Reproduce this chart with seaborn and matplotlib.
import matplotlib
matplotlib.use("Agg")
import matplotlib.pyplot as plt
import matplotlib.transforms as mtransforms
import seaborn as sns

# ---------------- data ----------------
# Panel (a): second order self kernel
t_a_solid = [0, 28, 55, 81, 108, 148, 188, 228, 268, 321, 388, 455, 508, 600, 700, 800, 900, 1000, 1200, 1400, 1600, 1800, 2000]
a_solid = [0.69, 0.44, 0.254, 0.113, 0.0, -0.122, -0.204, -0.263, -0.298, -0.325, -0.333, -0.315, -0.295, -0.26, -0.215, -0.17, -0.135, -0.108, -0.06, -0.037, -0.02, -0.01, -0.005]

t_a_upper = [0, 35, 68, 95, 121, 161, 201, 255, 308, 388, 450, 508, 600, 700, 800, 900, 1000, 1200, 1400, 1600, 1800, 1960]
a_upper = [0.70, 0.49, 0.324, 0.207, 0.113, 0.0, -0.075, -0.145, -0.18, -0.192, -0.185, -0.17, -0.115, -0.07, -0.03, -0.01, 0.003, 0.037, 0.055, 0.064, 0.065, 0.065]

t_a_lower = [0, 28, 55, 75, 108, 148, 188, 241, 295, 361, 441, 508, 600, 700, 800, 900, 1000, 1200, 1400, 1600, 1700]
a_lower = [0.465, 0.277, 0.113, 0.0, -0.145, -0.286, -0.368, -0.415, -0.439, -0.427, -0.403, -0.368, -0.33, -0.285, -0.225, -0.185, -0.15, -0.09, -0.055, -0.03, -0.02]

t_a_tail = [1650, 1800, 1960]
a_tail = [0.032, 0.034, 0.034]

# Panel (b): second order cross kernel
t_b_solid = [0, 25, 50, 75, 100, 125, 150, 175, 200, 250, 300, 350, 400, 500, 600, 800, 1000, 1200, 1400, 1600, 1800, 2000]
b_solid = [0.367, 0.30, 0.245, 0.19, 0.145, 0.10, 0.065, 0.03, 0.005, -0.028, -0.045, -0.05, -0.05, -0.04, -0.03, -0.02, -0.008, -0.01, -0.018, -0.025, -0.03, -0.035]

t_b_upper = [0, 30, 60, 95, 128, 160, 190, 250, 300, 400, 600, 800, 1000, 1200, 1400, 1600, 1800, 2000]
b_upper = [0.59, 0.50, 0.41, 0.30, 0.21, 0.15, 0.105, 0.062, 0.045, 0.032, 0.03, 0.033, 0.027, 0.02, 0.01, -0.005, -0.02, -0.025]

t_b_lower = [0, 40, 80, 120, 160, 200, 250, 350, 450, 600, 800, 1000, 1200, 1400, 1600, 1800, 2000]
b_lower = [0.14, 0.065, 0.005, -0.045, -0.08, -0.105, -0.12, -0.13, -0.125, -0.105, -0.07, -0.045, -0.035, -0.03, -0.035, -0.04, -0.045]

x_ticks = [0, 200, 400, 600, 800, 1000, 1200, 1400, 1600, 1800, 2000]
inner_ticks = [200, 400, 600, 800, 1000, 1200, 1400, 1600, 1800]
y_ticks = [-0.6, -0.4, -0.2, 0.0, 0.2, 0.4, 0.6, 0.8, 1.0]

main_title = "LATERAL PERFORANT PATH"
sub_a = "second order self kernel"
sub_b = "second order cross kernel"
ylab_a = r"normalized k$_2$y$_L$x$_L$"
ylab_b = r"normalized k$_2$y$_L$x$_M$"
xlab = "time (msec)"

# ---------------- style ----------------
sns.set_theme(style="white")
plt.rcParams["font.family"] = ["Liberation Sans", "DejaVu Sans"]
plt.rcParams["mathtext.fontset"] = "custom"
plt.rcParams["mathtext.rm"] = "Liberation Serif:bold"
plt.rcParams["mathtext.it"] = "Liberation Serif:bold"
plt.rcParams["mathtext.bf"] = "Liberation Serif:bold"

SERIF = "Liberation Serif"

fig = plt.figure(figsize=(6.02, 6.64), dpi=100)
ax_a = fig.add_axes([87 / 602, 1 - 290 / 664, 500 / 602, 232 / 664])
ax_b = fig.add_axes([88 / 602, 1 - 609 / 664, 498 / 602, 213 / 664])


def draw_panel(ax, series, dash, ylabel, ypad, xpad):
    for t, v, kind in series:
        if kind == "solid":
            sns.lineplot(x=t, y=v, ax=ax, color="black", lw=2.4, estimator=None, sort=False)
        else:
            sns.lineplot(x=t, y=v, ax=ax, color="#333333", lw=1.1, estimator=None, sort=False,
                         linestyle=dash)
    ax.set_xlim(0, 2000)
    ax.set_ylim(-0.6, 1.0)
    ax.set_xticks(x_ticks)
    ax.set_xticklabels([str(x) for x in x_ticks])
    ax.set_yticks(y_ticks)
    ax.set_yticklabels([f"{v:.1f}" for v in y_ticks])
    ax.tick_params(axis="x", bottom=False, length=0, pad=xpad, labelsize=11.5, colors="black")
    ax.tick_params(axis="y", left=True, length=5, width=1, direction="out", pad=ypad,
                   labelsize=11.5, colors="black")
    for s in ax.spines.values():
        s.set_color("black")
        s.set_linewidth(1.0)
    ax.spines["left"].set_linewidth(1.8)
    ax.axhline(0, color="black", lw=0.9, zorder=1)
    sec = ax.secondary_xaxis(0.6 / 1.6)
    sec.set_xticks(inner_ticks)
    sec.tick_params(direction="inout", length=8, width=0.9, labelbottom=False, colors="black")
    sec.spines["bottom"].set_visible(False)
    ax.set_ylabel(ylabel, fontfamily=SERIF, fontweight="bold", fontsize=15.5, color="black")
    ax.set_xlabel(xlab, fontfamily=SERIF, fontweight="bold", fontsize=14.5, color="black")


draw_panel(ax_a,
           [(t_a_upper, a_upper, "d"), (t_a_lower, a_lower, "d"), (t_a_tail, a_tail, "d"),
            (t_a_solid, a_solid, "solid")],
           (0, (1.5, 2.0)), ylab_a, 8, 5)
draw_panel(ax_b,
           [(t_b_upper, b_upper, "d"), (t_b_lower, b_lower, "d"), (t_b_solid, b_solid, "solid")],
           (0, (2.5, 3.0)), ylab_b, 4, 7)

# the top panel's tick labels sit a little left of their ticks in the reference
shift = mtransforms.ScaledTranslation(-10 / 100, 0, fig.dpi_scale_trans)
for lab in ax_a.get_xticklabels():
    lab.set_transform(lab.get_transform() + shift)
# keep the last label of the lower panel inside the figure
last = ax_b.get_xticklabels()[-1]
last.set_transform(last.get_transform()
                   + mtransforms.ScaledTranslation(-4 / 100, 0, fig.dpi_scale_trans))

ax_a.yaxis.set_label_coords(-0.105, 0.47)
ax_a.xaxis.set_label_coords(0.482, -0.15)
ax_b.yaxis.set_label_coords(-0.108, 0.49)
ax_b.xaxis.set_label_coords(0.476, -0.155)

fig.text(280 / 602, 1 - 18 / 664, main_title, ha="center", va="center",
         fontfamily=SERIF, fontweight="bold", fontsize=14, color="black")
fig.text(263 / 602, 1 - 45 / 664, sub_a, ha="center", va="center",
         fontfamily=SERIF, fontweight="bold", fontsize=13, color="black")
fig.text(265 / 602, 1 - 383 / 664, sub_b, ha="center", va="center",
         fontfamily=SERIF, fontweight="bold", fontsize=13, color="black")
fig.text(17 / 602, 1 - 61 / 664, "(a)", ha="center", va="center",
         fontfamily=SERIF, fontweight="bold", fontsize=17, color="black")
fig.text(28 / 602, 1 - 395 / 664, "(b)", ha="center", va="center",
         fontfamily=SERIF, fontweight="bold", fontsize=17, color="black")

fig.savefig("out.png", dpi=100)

+-------+

TASK BRIEF:
Write out the listing's lines exactly, from its first line through the line that contains "import seaborn as sns", and stop there.

RESULT BELOW:
Reproduce this chart with seaborn and matplotlib.
import matplotlib
matplotlib.use("Agg")
import matplotlib.pyplot as plt
import matplotlib.transforms as mtransforms
import seaborn as sns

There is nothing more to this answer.